From: target@batstar.net
To: psysr-disc@yahoogroups.com
Date: Sat, 15 May 2010 08:19:44 -0700
Subject: Re: further on "dire future of population collapse"
Gec:
Thank you for acknowledging my remarks. I appreciate your choice of engagement in that regard.
You wrote
I agree that it is uncomfortable psychology to think about population collapse, but "bad" psychology?
You employ a certain version of "protest talk" which is activist material. How is it psychological?
PsySR wants to build cultures of peace with social justice. That is a standard for this list, I'd say.
You have introduced a topic that is longstanding, for which there are many histories of engagement in the frame of PsySR's intention. In my case, I worked closely with the U.S.-China People's Friendship Ass'n, an organization that in the 70s had many similarities to PsySR. Their target was normalization of relations with the PRC, and the year when that was achieved, the Pres. of USCPFA was the widow of WEB DuBois. Their internal discussions were about overcoming the anticommunist culture of that era, so they did many things that helped "build a culture of peace."
China implemented then and now a policy of "one family, one child." That's a radical response to the concern you address, from 35 years back, in fact. However some of the collateral issues regarding the social dynamics of a "culture of peace" were not properly engaged; the current concern over Tibet and the Dalai being one such area.
"Good psychology" involves engaging what makes things change - it's a matter of social responsibility.
I am not sure what you mean by "tokenism" or that I routinely use the rhetoric of a clinical client. I do function pretty well in my job, my family, and my community. I probably am not very much like a clinical patient.
I take this to be a comment that you consider that you are speaking from "lived experience" with the mental health system (in the U.S., or I gather, more likely abroad). The "other" of your argumentation however is generic, and specifically it does not engage the prevailing "resistances" of conventional psychology to "building cultures of peace with justice."
Yet, as the polemic "Torture after Dark" indicates, the "strategic helplessness of the APA" is at issue here, so that falling into the "learned helplessness" of "complaint behavior" is .. bad psychology, in my view.

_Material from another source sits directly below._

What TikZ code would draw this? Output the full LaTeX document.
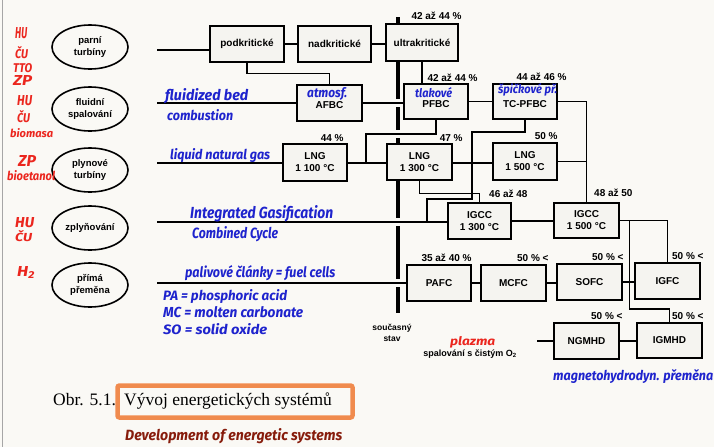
\documentclass[tikz,border=0pt]{standalone}
\usepackage{fontspec}
\setmainfont{Liberation Sans}
\newfontfamily\capfont{Liberation Serif}
\newfontfamily\hand{Fira Sans}
\usepackage{graphicx}
\usetikzlibrary{shapes.geometric}
\definecolor{bgc}{RGB}{250,249,245}
\definecolor{boxfill}{RGB}{245,244,240}
\definecolor{pen}{RGB}{30,35,205}
\definecolor{marker}{RGB}{235,38,30}
\definecolor{orng}{RGB}{240,128,60}
\definecolor{brn}{RGB}{135,28,12}
\newcommand{\hw}[3]{\resizebox{#1pt}{#2pt}{\hand\itshape\bfseries #3}}
\begin{document}
\begin{tikzpicture}[x=1pt,y=-1pt,
  blk/.style={draw, line width=1.5pt, fill=boxfill, minimum width=64pt, minimum height=36pt, inner sep=1pt, align=center, font=\fontsize{10}{12}\selectfont\bfseries},
  ell/.style={draw, ellipse, line width=1.6pt, minimum width=76pt, minimum height=44pt, inner sep=0pt, align=center, font=\fontsize{9.5}{12}\selectfont\bfseries},
  con/.style={line width=1.2pt},
  pct/.style={anchor=base east, inner sep=0pt, font=\fontsize{10}{12}\selectfont\bfseries},
  mk/.style={text=marker, inner sep=0pt, anchor=base west},
  bp/.style={text=pen, inner sep=0pt, anchor=base west},
  plain/.style={inner sep=0pt, align=center},
]
\useasboundingbox (0,0) rectangle (714,447);
\fill[bgc] (0,0) rectangle (714,447);
\draw[gray!70, line width=1.5pt] (2.5,0) -- (2.5,447);

% ellipses
\node[ell] (e1) at (90,47) {parní\\turbíny};
\node[ell] (e2) at (90,109) {fluidní\\spalování};
\node[ell] (e3) at (90,170) {plynové\\turbíny};
\node[ell] (e4) at (90,228) {zplyňování};
\node[ell] (e5) at (90,285) {přímá\\přeměna};

% thick "current state" line with gaps
\draw[line width=3.3pt] (398,17) -- (398,313);
\foreach \yy in {103,134,222,283} \fill[bgc] (393,\yy-4) rectangle (403,\yy+4);

% boxes
\node[blk, minimum width=74pt] (pod) at (247,44) {podkritické};
\node[blk, minimum width=73pt] (nad) at (334.5,44) {nadkritické};
\node[blk, minimum width=72pt, minimum height=37pt] (ultra) at (422,42.5) {ultrakritické};
\node[blk, minimum width=65pt] (afbc) at (329.5,103) {\\AFBC};
\node[blk, minimum height=35pt] (pfbc) at (436,101.5) {\\PFBC};
\node[blk, minimum height=35pt] (tcp) at (525,101.5) {\\TC-PFBC};
\node[blk, minimum height=37pt] (lng1) at (315,162.5) {LNG\\1~100~°C};
\node[blk, minimum width=65pt] (lng2) at (419.5,162) {LNG\\1~300~°C};
\node[blk, minimum height=37pt] (lng3) at (525,161.5) {LNG\\1~500~°C};
\node[blk, minimum width=63pt] (ig1) at (479.5,221) {IGCC\\1~300~°C};
\node[blk, minimum width=65pt, minimum height=35pt] (ig2) at (586.5,220.5) {IGCC\\1~500~°C};
\node[blk] (pafc) at (439,283) {PAFC};
\node[blk, minimum width=65pt] (mcfc) at (513.5,283) {MCFC};
\node[blk, minimum width=65pt] (sofc) at (589.5,282) {SOFC};
\node[blk, minimum width=65pt] (igfc) at (667.5,281) {IGFC};
\node[blk, minimum width=65pt] (ngm) at (586.5,341) {NGMHD};
\node[blk, minimum width=65pt, minimum height=35pt] (igm) at (669.5,340.5) {IGMHD};

% free ends of the rows
\coordinate (r1) at (157,50);
\coordinate (r2) at (157,103);
\coordinate (r3) at (157,163);
\coordinate (r4) at (157,222);
\coordinate (r5) at (157,283);
\coordinate (r6) at (537,341);

% connectors
\draw[con] (r1) -- (r1 -| pod.west);
\draw[con] (pod.east) -- (nad.west);
\draw[con] (nad.east) -- (nad.east -| ultra.west);
\draw[con] (pod.south) -- ++(0,11) -| (afbc.north);
\draw[con] (r2) -- (afbc.west);
\draw[con] (afbc.east) -- (afbc.east -| pfbc.west);
\draw[con] (ultra.south) -- (ultra.south |- pfbc.north);
\draw[con] (pfbc.east) -- (tcp.west);
\draw[con] (tcp.east) -| (ig2.north);
\draw[con] (pfbc.south) |- (366,134) -- (366,163);
\draw[con] (r3) -- (r3 -| lng1.west);
\draw[con] (lng1.east |- r3) -- (r3 -| lng2.west);
\draw[con] (lng2.east |- r3) -- (r3 -| lng3.west);
\draw[con] (lng3.east) -- (lng3.east -| ig2.north);
\draw[con] (tcp.south) |- (472,132) |- (427,199) -- (427,222);
\draw[con] (lng2.south) -- ++(0,13) -| (ig1.north);
\draw[con] (r4) -- (r4 -| ig1.west);
\draw[con] (ig1.east) -- (ig1.east -| ig2.west);
\draw[con] (ig2.east) -| (igfc.north);
\draw[con] ([xshift=10pt]ig2.east) -- ++(0,88.5) -| (igm.north);
\draw[con] (r5) -- (r5 -| pafc.west);
\draw[con] (pafc.east) -- (mcfc.west);
\draw[con] (mcfc.east) -- (mcfc.east -| sofc.west);
\draw[con] (sofc.east) -- (sofc.east -| igfc.west);
\draw[con] (r6) -- (r6 -| ngm.west);
\draw[con] (ngm.east) -- (ngm.east -| igm.west);

% efficiency labels
\node[pct] (p1) at ([shift={(3pt,3.4pt)}]ultra.north east) {42 až 44 \%};
\node[pct] (p2) at ([shift={(9pt,2pt)}]pfbc.north east) {42 až 44 \%};
\node[pct] (p3) at ([shift={(9pt,3pt)}]tcp.north east) {44 až 46 \%};
\node[pct] (p4) at ([shift={(-4pt,1.5pt)}]lng1.north east) {44 \%};
\node[pct] (p5) at ([shift={(10pt,1.5pt)}]lng2.north east) {47 \%};
\node[pct] (p6) at ([shift={(0pt,2.5pt)}]lng3.north east) {50 \%};
\node[pct] (p7) at ([shift={(16pt,4.4pt)}]ig1.north east) {46 až 48};
\node[pct] (p8) at ([shift={(13pt,5.4pt)}]ig2.north east) {48 až 50};
\node[pct] (p9) at ([shift={(0pt,2.4pt)}]pafc.north east) {35 až 40 \%};
\node[pct] (p10) at ([shift={(2pt,2.4pt)}]mcfc.north east) {50 \% <};
\node[pct] (p11) at ([shift={(1pt,2.4pt)}]sofc.north east) {50 \% <};
\node[pct] (p12) at ([shift={(3pt,2.4pt)}]igfc.north east) {50 \% <};
\node[pct] (p13) at ([shift={(3pt,2.4pt)}]ngm.north east) {50 \% <};
\node[pct] (p14) at ([shift={(1pt,2.4pt)}]igm.north east) {50 \% <};

% printed notes
\node[plain, font=\fontsize{8.5}{10.5}\selectfont\bfseries] (sst) at (392,333) {současný\\stav};
\node[plain, font=\fontsize{9}{11}\selectfont\bfseries] (so2) at (470,354) {spalování s čistým O\textsubscript{2}};

% handwritten red notes
\node[mk] (h1) at (15,38) {\hw{12}{11}{HU}};
\node[mk] (h2) at (15,58) {\hw{13}{12}{ČU}};
\node[mk] (h3) at (13,72) {\hw{19}{9}{TTO}};
\node[mk] (h4) at (13,85) {\hw{19}{10}{ZP}};
\node[mk] (h5) at (17,105) {\hw{15}{10}{HU}};
\node[mk] (h6) at (17,122) {\hw{13}{12}{ČU}};
\node[mk] (h7) at (10,137) {\hw{43}{9}{biomasa}};
\node[mk] (h8) at (18,166) {\hw{18}{11}{ZP}};
\node[mk] (h9) at (7,180) {\hw{48}{10}{bioetanol}};
\node[mk] (h10) at (15,227) {\hw{19}{10}{HU}};
\node[mk] (h11) at (15,241) {\hw{17}{11}{ČU}};
\node[mk] (h12) at (17,276) {\hw{18}{10}{H\textsubscript{2}}};
\node[mk] (h13) at (450,345) {\hw{45}{9}{plazma}};

% handwritten blue notes
\node[bp] (b1) at (165,100) {\hw{83}{12}{fluidized bed}};
\node[bp] (b2) at (167,120) {\hw{66}{11}{combustion}};
\node[bp] (b3) at (307,97) {\hw{40}{10}{atmosf.}};
\node[bp] (b4) at (415,97) {\hw{37}{10}{tlakové}};
\node[bp] (b5) at (498,93) {\hw{59}{10}{špičkové př.}};
\node[bp] (b6) at (170,159) {\hw{100}{11}{liquid natural gas}};
\node[bp] (b7) at (190,218) {\hw{143}{13}{Integrated Gasification}};
\node[bp] (b8) at (192,238) {\hw{86}{12}{Combined Cycle}};
\node[bp] (b9) at (185,277) {\hw{150}{12}{palivové články = fuel cells}};
\node[bp] (b10) at (163,300) {\hw{124}{11}{PA = phosphoric acid}};
\node[bp] (b11) at (163,317) {\hw{140}{11}{MC = molten carbonate}};
\node[bp] (b12) at (163,334) {\hw{104}{11}{SO = solid oxide}};
\node[bp] (b13) at (553,380) {\hw{160}{11}{magnetohydrodyn. přeměna}};

% caption
\node[inner sep=0pt, anchor=base west, font=\capfont\fontsize{17.5}{20}\selectfont] (obr) at (53,405) {Obr. 5.1.};
\node[inner sep=0pt, anchor=base west, font=\capfont\fontsize{17.5}{20}\selectfont] (cap) at (124,405) {Vývoj energetických systémů};
\draw[orng, opacity=0.9, line width=4.5pt, rounded corners=2pt] (117.5,385.5) rectangle (352.5,417.5);
\node[inner sep=0pt, anchor=base west, text=brn] (dev) at (125,440) {\hw{217}{12}{Development of energetic systems}};
\end{tikzpicture}
\end{document}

I have also studied most of Descarte's writings. Vico I have not read. I would like to but probably won't because of other priorities on my time. The Stanford Encyclopaedia of Philosophy has an entry on Vico, and I [here] paste in a quote that tries to summarize his book "The New Science"
Thank you for quoting Vico.
It is difficult to see how Vico's writings on overpopulation can be useful in understanding the collapse of our population dependent on petroleum oil for its food and social order.
You might look at John Shotter on the matter of the interpretation and relevance of Vico. What is key is that our "social science" is pre-scientific, so that the dominant issue is what moves us closer to (an eventual) true science is highly relevant. In the "first wave" of the client/survivor movement, such as with MPLF Boston and NAPA in California, the prevailing clinical patterns of "torture denial" were taken up, deliberately (my source is Leonard Frank, the co-founder of NAPA). Mere protest w/o thoughtful "othering" does not engage the needed social change; it's "tea party talk," not an approach which takes on the crisis of overpopulation and the like in any effective manner.
In Shotter's terms, it's not "socially accountable."
Contrast that with PsySR today, where the previous apologetics for "dog torture" have now been transformed into a broad advocacy against "learned helplessness" in the dynamics of the APA itself.
Maybe concepts from clinical psychology have some explanatory power: Thinking about population collapse certainly provokes anxiety, which induces neurotic defense mechanisms like intellectualization, reaction formation, denial, repression, etc. The topic touches an emotional button, that is for sure.
That is uncritical "ego psychology" and reflects the philosophy of "attitude management" (e.g. Bandura's social learning theory). As with Seligman, a psychology of uncritical compliance followed by manipulative over-reaction does not speak for social justice. [You may say "denial of resistances" is bad, but that would be a projective interpretation of my remarks.] Good psychology would speak to the
sensus communis of Vico and it would engage the process of change of social institutions. It would not mainly be a reductive coping strategy for "nightmares" like population collapse.That's my view.